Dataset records
+---+
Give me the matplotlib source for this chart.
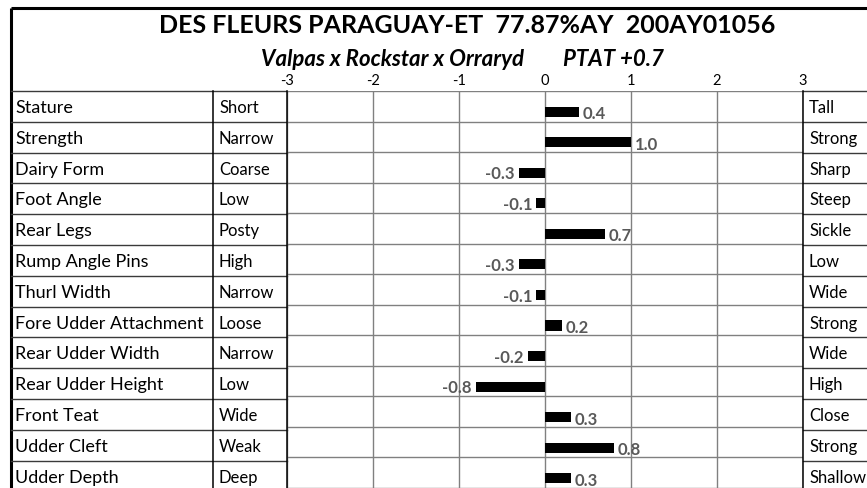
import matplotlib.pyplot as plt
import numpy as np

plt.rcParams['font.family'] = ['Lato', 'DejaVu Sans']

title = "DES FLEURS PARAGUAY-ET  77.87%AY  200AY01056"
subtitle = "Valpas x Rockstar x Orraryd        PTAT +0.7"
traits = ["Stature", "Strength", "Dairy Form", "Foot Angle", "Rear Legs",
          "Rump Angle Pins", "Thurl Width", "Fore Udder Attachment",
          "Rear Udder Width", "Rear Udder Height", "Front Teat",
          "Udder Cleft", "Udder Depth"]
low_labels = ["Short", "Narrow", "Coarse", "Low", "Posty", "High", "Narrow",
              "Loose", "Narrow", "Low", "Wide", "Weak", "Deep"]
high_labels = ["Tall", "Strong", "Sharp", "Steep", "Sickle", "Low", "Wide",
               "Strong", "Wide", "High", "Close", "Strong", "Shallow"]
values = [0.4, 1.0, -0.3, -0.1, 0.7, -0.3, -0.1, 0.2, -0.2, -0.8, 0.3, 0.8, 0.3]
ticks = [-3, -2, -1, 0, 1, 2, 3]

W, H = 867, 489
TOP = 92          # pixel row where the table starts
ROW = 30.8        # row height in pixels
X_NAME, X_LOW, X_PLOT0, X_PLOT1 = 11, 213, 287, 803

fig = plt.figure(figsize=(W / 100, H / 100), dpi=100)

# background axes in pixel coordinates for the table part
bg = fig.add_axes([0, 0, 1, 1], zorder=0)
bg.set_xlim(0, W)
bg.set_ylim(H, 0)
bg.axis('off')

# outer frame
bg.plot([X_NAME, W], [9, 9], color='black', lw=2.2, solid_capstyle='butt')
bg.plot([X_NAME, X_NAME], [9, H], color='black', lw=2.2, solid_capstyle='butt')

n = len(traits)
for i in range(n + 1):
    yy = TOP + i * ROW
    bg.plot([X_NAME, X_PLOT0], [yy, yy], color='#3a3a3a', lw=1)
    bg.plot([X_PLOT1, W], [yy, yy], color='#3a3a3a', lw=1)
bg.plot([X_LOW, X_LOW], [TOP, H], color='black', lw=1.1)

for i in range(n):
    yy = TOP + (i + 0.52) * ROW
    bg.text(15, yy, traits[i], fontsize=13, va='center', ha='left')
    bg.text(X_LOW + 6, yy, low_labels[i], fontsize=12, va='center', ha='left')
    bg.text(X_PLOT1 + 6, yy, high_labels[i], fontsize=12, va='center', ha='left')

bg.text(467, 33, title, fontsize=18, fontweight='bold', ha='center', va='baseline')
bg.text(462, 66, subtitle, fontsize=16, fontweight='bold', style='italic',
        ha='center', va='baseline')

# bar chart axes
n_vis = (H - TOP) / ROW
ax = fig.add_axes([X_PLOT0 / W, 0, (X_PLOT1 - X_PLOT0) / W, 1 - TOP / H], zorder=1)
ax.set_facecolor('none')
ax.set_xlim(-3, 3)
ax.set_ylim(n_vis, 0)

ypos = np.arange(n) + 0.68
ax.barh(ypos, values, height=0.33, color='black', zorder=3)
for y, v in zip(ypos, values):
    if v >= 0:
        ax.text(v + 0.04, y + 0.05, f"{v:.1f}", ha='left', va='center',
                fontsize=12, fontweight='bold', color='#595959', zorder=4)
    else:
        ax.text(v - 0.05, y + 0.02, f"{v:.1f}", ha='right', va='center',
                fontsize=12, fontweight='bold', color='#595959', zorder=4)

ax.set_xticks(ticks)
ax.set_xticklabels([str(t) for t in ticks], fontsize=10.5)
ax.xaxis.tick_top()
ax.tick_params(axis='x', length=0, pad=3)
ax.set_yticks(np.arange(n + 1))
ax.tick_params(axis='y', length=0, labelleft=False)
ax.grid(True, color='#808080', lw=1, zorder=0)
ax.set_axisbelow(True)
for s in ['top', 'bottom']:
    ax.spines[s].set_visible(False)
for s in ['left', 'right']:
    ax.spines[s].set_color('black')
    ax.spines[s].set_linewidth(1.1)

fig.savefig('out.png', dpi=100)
+---+
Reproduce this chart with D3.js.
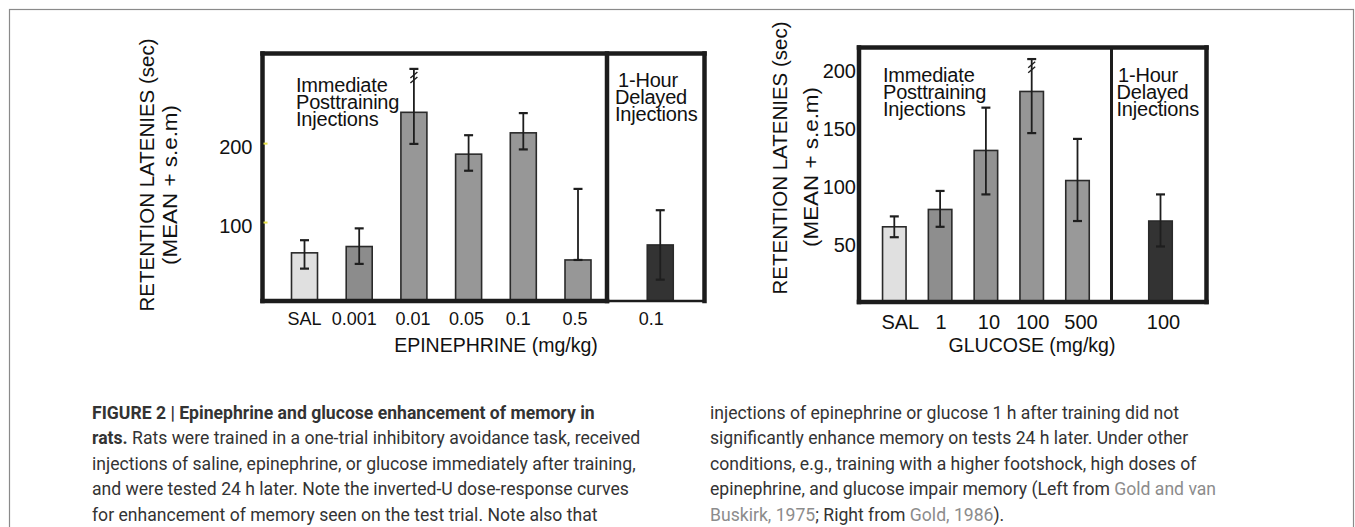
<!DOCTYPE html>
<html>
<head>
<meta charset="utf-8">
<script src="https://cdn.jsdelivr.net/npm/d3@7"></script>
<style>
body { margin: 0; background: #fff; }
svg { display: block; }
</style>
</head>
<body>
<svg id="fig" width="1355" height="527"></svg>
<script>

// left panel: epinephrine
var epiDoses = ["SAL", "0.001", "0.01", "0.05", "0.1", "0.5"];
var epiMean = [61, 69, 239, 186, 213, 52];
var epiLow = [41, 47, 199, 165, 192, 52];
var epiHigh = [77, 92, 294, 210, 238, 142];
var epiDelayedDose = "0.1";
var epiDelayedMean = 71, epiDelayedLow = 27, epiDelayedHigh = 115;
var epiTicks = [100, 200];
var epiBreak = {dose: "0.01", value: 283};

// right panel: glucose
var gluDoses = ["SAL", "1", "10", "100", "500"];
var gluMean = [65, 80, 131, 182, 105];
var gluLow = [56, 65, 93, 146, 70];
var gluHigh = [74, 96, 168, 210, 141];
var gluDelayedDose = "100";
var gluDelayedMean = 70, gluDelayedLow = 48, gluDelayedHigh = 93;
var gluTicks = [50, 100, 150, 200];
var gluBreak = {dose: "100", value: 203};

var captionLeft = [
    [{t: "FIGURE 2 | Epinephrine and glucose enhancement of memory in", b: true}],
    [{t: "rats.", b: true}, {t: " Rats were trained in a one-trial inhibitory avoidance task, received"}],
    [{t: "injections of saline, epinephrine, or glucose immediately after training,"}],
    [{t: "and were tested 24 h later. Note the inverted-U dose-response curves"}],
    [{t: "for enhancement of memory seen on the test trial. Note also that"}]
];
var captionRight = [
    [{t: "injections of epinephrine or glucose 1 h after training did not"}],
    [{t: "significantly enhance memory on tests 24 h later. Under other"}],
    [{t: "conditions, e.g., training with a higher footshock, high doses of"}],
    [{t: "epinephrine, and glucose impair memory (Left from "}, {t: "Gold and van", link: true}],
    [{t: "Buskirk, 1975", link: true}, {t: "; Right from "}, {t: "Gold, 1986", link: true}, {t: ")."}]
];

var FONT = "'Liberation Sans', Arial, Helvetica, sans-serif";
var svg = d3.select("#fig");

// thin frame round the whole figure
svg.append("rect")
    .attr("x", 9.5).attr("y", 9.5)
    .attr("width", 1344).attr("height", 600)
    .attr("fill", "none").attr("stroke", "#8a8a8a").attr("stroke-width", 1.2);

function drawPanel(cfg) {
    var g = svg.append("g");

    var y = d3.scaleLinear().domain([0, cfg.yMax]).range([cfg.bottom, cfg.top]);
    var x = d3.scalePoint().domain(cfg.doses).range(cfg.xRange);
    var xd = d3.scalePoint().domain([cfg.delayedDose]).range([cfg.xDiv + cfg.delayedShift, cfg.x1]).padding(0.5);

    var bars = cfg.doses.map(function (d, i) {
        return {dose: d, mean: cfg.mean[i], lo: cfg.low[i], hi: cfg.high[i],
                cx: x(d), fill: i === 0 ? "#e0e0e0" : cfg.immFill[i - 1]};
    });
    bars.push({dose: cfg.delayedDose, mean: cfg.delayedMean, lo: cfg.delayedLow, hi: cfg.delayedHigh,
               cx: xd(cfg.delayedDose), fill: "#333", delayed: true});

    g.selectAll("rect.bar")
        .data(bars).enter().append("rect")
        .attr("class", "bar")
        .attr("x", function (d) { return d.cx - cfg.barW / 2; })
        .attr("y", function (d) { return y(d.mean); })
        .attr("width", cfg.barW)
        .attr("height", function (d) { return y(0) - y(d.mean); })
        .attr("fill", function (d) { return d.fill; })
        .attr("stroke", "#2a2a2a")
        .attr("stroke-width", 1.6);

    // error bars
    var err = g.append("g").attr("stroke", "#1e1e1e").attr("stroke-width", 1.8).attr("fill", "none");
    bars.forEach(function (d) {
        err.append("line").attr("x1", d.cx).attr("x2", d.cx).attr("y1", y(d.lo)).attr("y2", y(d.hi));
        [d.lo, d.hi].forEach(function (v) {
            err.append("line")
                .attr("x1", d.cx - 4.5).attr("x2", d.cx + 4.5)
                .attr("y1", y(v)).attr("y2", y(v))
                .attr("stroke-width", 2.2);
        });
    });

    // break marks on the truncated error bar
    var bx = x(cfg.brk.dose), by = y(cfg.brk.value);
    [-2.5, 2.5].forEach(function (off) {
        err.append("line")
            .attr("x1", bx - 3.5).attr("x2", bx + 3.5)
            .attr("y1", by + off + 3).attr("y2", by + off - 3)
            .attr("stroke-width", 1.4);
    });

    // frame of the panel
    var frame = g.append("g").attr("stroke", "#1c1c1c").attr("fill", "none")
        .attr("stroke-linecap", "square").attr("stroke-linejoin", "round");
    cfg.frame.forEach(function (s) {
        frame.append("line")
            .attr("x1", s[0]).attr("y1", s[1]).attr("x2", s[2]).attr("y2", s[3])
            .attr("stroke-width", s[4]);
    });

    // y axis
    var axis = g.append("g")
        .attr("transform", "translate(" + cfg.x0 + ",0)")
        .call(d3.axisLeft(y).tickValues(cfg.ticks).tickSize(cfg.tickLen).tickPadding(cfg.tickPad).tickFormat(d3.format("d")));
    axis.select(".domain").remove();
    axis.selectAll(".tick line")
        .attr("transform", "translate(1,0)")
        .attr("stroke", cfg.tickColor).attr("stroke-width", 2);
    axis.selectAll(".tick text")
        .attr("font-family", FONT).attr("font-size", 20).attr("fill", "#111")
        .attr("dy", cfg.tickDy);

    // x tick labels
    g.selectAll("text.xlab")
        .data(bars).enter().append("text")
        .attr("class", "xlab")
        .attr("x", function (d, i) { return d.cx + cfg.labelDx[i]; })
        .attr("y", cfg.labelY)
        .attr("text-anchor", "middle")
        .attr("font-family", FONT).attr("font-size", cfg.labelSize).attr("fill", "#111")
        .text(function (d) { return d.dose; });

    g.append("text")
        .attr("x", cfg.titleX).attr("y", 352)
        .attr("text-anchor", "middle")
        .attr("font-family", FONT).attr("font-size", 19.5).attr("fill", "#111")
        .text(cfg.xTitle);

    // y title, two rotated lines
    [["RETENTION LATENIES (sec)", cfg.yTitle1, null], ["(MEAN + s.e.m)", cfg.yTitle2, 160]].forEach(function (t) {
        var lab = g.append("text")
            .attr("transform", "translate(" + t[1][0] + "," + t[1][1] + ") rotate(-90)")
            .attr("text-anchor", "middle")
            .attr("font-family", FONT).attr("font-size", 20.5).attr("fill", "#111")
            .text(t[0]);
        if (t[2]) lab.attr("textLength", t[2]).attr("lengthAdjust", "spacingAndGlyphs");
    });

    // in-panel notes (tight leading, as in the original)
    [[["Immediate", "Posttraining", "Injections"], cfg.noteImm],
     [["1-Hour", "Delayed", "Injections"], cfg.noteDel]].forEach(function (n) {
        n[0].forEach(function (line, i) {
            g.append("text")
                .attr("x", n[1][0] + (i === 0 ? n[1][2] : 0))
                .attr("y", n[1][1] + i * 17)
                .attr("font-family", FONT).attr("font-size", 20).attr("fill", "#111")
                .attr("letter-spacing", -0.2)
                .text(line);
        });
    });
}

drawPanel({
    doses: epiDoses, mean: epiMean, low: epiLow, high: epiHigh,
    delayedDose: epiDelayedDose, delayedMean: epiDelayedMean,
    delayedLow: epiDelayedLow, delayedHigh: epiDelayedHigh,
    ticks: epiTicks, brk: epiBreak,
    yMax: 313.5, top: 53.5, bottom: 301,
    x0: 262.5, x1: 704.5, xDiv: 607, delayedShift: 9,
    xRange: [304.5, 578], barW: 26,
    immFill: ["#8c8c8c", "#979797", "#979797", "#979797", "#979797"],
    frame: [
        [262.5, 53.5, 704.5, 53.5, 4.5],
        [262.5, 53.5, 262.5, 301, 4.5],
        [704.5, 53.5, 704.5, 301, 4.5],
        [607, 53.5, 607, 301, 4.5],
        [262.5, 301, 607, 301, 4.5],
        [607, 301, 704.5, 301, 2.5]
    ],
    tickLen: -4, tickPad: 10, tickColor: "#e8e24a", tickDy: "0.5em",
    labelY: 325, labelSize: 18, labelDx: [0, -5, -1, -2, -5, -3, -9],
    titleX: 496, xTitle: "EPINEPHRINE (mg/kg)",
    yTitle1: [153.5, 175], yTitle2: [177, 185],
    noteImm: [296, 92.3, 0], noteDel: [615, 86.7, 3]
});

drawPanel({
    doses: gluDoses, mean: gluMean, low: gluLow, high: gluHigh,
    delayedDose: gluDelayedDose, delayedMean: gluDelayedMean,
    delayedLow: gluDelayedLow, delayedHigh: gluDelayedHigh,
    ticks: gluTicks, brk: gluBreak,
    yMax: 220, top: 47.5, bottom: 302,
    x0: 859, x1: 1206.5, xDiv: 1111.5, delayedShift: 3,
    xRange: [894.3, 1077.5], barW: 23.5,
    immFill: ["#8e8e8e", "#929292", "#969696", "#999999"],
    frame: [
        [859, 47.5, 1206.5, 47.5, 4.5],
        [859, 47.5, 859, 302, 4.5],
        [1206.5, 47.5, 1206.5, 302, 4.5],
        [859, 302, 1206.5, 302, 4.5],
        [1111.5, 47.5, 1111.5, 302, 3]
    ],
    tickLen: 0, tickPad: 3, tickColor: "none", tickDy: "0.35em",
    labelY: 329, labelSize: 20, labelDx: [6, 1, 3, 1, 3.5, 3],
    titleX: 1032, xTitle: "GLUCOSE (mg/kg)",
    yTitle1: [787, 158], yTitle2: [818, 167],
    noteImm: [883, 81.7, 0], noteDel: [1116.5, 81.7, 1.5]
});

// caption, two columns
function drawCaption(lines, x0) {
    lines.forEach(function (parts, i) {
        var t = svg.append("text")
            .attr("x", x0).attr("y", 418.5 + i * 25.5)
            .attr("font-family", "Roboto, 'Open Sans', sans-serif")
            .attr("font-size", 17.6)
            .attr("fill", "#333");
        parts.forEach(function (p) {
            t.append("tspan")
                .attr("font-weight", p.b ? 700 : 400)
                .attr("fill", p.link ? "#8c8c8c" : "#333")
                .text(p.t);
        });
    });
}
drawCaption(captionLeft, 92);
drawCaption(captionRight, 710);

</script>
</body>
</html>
+---+
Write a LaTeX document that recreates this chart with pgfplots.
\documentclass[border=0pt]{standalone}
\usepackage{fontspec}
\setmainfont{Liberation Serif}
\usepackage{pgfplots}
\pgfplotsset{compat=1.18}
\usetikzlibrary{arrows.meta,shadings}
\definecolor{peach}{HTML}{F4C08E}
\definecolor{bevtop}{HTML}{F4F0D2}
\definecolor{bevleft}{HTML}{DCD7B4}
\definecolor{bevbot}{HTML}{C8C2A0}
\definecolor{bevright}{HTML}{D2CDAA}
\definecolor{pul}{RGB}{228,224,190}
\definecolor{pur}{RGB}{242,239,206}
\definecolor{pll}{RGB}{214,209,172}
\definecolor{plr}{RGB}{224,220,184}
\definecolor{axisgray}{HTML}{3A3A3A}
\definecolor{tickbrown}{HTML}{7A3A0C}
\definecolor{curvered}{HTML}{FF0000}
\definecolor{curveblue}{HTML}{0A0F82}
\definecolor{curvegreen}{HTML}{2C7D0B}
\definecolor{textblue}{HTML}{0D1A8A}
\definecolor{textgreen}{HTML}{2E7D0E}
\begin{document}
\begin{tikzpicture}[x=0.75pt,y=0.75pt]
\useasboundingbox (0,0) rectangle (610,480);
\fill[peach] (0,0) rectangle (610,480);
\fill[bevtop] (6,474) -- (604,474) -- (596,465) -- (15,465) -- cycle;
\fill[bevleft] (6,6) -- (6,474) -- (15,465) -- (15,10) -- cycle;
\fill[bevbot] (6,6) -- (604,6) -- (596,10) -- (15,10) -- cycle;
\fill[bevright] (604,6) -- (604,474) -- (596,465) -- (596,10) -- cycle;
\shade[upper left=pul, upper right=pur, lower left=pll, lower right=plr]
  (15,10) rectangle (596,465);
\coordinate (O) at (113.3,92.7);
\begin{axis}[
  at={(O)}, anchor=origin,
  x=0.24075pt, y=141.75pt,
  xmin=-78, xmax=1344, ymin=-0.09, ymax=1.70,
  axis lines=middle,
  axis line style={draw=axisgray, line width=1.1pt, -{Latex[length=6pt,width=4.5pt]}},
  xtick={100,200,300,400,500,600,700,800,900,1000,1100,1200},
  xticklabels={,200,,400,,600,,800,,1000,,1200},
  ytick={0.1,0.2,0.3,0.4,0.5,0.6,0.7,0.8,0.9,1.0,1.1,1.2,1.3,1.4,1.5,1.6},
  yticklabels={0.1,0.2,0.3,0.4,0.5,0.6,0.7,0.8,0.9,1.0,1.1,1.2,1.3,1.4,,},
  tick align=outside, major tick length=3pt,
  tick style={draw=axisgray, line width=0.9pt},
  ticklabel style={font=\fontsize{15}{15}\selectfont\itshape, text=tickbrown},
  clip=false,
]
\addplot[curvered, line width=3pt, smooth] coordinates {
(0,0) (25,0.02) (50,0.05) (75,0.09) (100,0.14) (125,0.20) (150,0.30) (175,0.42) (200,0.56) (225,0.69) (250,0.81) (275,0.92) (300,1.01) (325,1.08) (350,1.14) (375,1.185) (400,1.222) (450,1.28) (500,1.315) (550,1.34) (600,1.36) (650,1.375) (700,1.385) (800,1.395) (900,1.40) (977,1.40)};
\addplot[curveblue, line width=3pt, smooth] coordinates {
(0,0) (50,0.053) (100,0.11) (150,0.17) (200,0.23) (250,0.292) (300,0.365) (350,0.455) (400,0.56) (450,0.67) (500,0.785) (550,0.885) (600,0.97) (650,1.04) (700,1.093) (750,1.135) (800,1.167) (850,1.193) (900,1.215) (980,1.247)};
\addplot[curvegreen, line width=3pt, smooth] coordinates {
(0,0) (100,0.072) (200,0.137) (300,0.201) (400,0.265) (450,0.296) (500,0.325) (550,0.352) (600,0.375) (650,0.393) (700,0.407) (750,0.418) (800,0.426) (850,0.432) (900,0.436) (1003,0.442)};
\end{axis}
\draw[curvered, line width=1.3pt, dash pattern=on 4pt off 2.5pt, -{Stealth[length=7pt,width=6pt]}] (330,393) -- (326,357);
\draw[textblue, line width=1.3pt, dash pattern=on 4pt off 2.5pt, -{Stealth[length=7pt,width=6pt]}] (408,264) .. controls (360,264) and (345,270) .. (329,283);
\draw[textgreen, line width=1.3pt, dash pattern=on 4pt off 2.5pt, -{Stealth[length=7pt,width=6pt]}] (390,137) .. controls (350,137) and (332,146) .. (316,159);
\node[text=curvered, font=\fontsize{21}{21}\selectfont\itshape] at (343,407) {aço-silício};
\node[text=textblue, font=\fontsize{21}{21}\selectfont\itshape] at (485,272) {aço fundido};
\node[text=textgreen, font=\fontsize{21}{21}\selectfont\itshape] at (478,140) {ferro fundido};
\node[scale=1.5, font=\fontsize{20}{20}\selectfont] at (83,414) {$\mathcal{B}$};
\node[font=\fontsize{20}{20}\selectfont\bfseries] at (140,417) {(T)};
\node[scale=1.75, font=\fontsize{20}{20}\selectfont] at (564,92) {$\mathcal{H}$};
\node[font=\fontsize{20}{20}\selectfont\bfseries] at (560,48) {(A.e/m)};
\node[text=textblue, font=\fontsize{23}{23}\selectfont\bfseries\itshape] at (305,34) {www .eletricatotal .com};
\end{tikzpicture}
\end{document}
+---+
> What you will do: From the records above, copy exactly the stretch from the line holding "Give me the matplotlib source for this chart." through the line holding "X_NAME, X_LOW, X_PLOT0, X_PLOT1", both ends included, without the pictures.

> Finished task:
Give me the matplotlib source for this chart.
import matplotlib.pyplot as plt
import numpy as np

plt.rcParams['font.family'] = ['Lato', 'DejaVu Sans']

title = "DES FLEURS PARAGUAY-ET  77.87%AY  200AY01056"
subtitle = "Valpas x Rockstar x Orraryd        PTAT +0.7"
traits = ["Stature", "Strength", "Dairy Form", "Foot Angle", "Rear Legs",
          "Rump Angle Pins", "Thurl Width", "Fore Udder Attachment",
          "Rear Udder Width", "Rear Udder Height", "Front Teat",
          "Udder Cleft", "Udder Depth"]
low_labels = ["Short", "Narrow", "Coarse", "Low", "Posty", "High", "Narrow",
              "Loose", "Narrow", "Low", "Wide", "Weak", "Deep"]
high_labels = ["Tall", "Strong", "Sharp", "Steep", "Sickle", "Low", "Wide",
               "Strong", "Wide", "High", "Close", "Strong", "Shallow"]
values = [0.4, 1.0, -0.3, -0.1, 0.7, -0.3, -0.1, 0.2, -0.2, -0.8, 0.3, 0.8, 0.3]
ticks = [-3, -2, -1, 0, 1, 2, 3]

W, H = 867, 489
TOP = 92          # pixel row where the table starts
ROW = 30.8        # row height in pixels
X_NAME, X_LOW, X_PLOT0, X_PLOT1 = 11, 213, 287, 803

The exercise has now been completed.